End of year comparisons
New Year’s Eve may have been almost two months ago, but we’re just now getting statistics and trends from 2013. And one group of statistics that the real estate community awaits each year is the fourth quarter and year- end comparisons. Mid-February the national and local year-end sales statistics were published. Nationally, the news was a little bit of a mixed bag, but locally, we’re doing great, so for all of you numbers people here we go.
The National Association of Realtors announced that overall the median price of an existing home rose 10.1 percent in the fourth quarter to $196,900 from a year earlier. This was, however, down from 12.5 percent in the third quarter. Lawrence Yun, the National Association of Realtor’s chief economist said that, in his opinion, there was a slowdown because buyers were taking a second look at the market, especially in areas where the prices have increased 20 percent to 30 percent.
Some of the hardest hit regions, Atlanta, Los Angeles, Jacksonville and Sacramento, where investors were pouring into the market place, have cooled off a little, probably a good thing. According to the National Association of Realtors, in spite of some slower growth right now, California has four of the nation’s five most expensive markets with San Jose leading the pack at a median single family home price of $775,000.

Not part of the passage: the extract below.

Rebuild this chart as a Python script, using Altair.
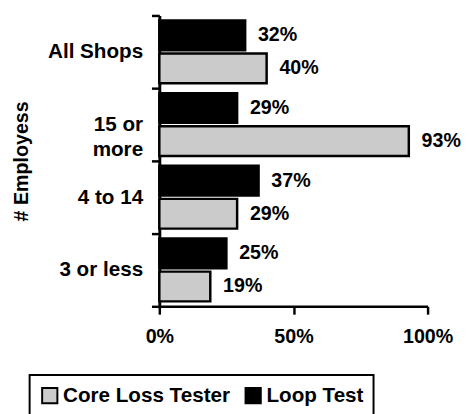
import altair as alt
import pandas as pd

categories = ["All Shops", "15 or more", "4 to 14", "3 or less"]
series = ["Core Loss Tester", "Loop Test"]
core_loss = [0.40, 0.93, 0.29, 0.19]
loop_test = [0.32, 0.29, 0.37, 0.25]
x_ticks = [0, 0.5, 1.0]

rows = []
for c, v in zip(categories, core_loss):
    rows.append({"group": c, "series": "Core Loss Tester", "value": v})
for c, v in zip(categories, loop_test):
    rows.append({"group": c, "series": "Loop Test", "value": v})
df = pd.DataFrame(rows)

FONT = "Liberation Sans"

y_enc = alt.Y(
    "group:N",
    sort=categories,
    scale=alt.Scale(paddingInner=0, paddingOuter=0),
    axis=alt.Axis(
        title="# Employess",
        titleFontSize=20,
        titleFont=FONT,
        titleFontWeight="bold",
        titleColor="black",
        titleAngle=-90,
        titleX=-140,
        titleY=148,
        titleAlign="center",
        titleBaseline="middle",
        domainColor="black",
        domainWidth=3,
        tickColor="black",
        tickWidth=2.5,
        tickSize=8,
        tickBand="extent",
        labelFont=FONT,
        labelFontSize=21,
        labelFontWeight="bold",
        labelColor="black",
        labelPadding=9,
        labelLineHeight=26,
        labelExpr="datum.value == '15 or more' ? ['15 or', 'more'] : datum.value",
    ),
)
yoff = alt.YOffset(
    "series:N",
    sort=["Loop Test", "Core Loss Tester"],
    scale=alt.Scale(paddingInner=0.1, paddingOuter=0.15),
)
x_enc = alt.X(
    "value:Q",
    scale=alt.Scale(domain=[0, 1]),
    axis=alt.Axis(
        title=None,
        values=x_ticks,
        format=".0%",
        grid=False,
        domainColor="black",
        domainWidth=2.5,
        tickColor="black",
        tickWidth=2.5,
        tickSize=8,
        labelFont=FONT,
        labelFontSize=20,
        labelFontWeight="bold",
        labelColor="black",
        labelPadding=13,
        labelFlush=False,
    ),
)

bars = alt.Chart(df).mark_bar(stroke="black", strokeWidth=2.5).encode(
    y=y_enc,
    yOffset=yoff,
    x=x_enc,
    color=alt.Color(
        "series:N",
        scale=alt.Scale(domain=series, range=["#cbcbcb", "#000000"]),
        legend=alt.Legend(
            title=None,
            orient="none",
            legendX=-132,
            legendY=366,
            direction="horizontal",
            symbolType="square",
            symbolSize=240,
            symbolStrokeColor="black",
            symbolStrokeWidth=2,
            labelFont=FONT,
            labelFontSize=21,
            labelFontWeight="bold",
            labelColor="black",
            labelOffset=3,
            labelLimit=400,
            columnPadding=11,
            padding=10,
            strokeColor="black",
        ),
    ),
)

labels = alt.Chart(df).mark_text(
    align="left", baseline="middle", dx=13, font=FONT, fontSize=20,
    fontWeight="bold", color="black"
).encode(
    y=alt.Y("group:N", sort=categories),
    yOffset=yoff,
    x=alt.X("value:Q"),
    text=alt.Text("value:Q", format=".0%"),
)

chart = (
    alt.layer(bars, labels)
    .properties(
        width=273,
        height=296,
        autosize=alt.AutoSizeParams(type="none"),
        padding={"left": 154, "top": 4, "right": 34, "bottom": 106},
        background="white",
    )
    .configure_view(stroke=None)
    .configure_legend(strokeWidth=2)
)

chart.save("out.html", embed_options={"renderer": "svg", "actions": False})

The Manatee Association of Realtor’s year end comparison statistics comparing 2013 to 2012 are also pretty impressive. Sales of single-family homes in Manatee County increased 12.7 percent from 4,981 in 2012 to 5,612 in 2013. The median price rose 19.4 percent from $180,000 to $215,000 and the average sale price rose 13.2 percent from $240,274 to $272,050. In addition, the days on market came down 19.9 percent from 53 in 2012 to 43 in 2013.

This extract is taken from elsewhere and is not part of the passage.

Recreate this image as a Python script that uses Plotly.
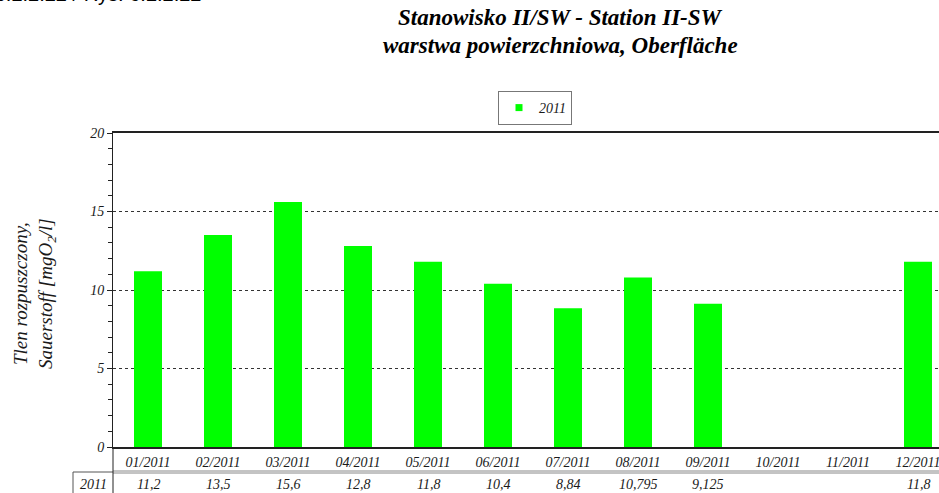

The numbers for townhouses and condos for closed sales increased 12.4 percent with 2,051 sold in 2012 and 2,305 sold in 2013. The median sales price was up 18.1 percent from $110,000 to $129,900 and the average sales price was up 11 percent from $152,851 to $169,675. The days on market were a real shocker dropping 31.1 percent from 80 in 2012 down to 55 in 2013.
As we know, Anna Maria Island’s numbers are even better than the county as a whole, and our listing prices are amazing, as I reported two weeks ago in this column. So is this a good thing or are we headed for trouble again?
Nationally, it looks like buyers are remembering the bubble years and are not jumping into the market with the same frenetic pace as they were before the bubble burst. Good for them. No one should be caught on that out of control train again.
Locally, I’m still worried, but it appears that not even the flood insurance controversy is having that much of an impact across the board, as I personally would have thought. Anna Maria Island is such a sought after destination and so unique, even for Florida, the buyers and visitors keep coming.
So that’s my year- end report. The real estate market is good, and the stock market has also turned around. So now you can go back to your beach chair and book and not think about it for another year. That’s assuming you can find the beach – that would be the place with the sand, the water and the thousands of beach umbrellas – the price we pay for beauty and increasing real estate values.